I'm using Python, and I need to "aggregate" on the columns "R" then "J", so that for each R, each row is a unique "J".
I don't want to lose the data in C, so I need to create new columns named C1 for T=1, C2 for T=2, and C2 for T=3, that writes in the corresponding data from C to C1, C2, or C3 using T.
So I need to go from:
#______________ _______________________________
#| R J T C | |# R J C(T=1) C(T=2) C(T=3)|
#| a 1 1 x | |# a 1 x y z |
#| a 1 2 y | |# b 1 w |
#| a 1 3 z | -----> |# b 2 v |
#| b 1 1 w | |# b 3 s |
#| b 2 1 v | |# c 1 t r |
#| b 3 1 s | |# c 2 u |
#| c 1 1 t | |______________________________|
#| c 1 2 r |
#| c 2 1 u |
#|____________|
data = {'R': ['a', 'a', 'a', 'b', 'b', 'b', 'c', 'c', 'c'],
'J': [1, 1, 1, 1, 2, 3, 1, 1, 2],
'T': [1, 2, 3, 1, 1, 1, 1, 2, 1],
'C': ['x', 'y', 'z', 'w', 'v', 's', 't', 'r', 'u'] }
df = pd.DataFrame(data=data)
PS. If it helps, columns J and T both have an extra column with unique IDs.
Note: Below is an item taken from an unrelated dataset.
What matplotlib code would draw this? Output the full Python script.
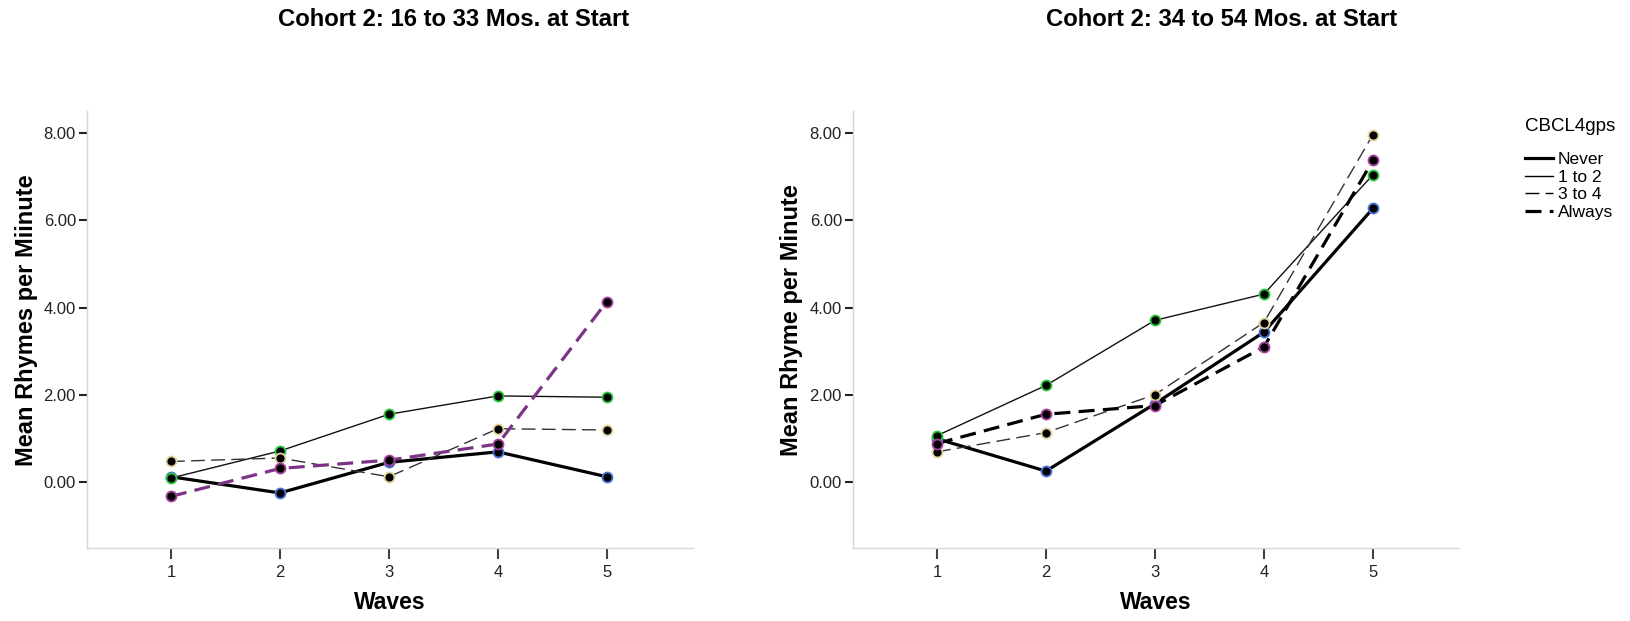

J_ID = [1,1,1,2,3,4,5,5,6]
T_ID = [1,2,3,4,5,6,7,8,9]
Any help would be greatly appreciated.
You can use groupby, and then convert the C column as a list then Series.
(
df.groupby(['R','J'])
.apply(lambda x: x.C.tolist()).apply(pd.Series)
.rename(columns=lambda x: f'C{x+1}')
.reset_index()
)
R J C1 C2 C3
0 a 1 x y z
1 b 1 w NaN NaN
2 b 2 v NaN NaN
3 b 3 s NaN NaN
4 c 1 t r NaN
5 c 2 u NaN NaN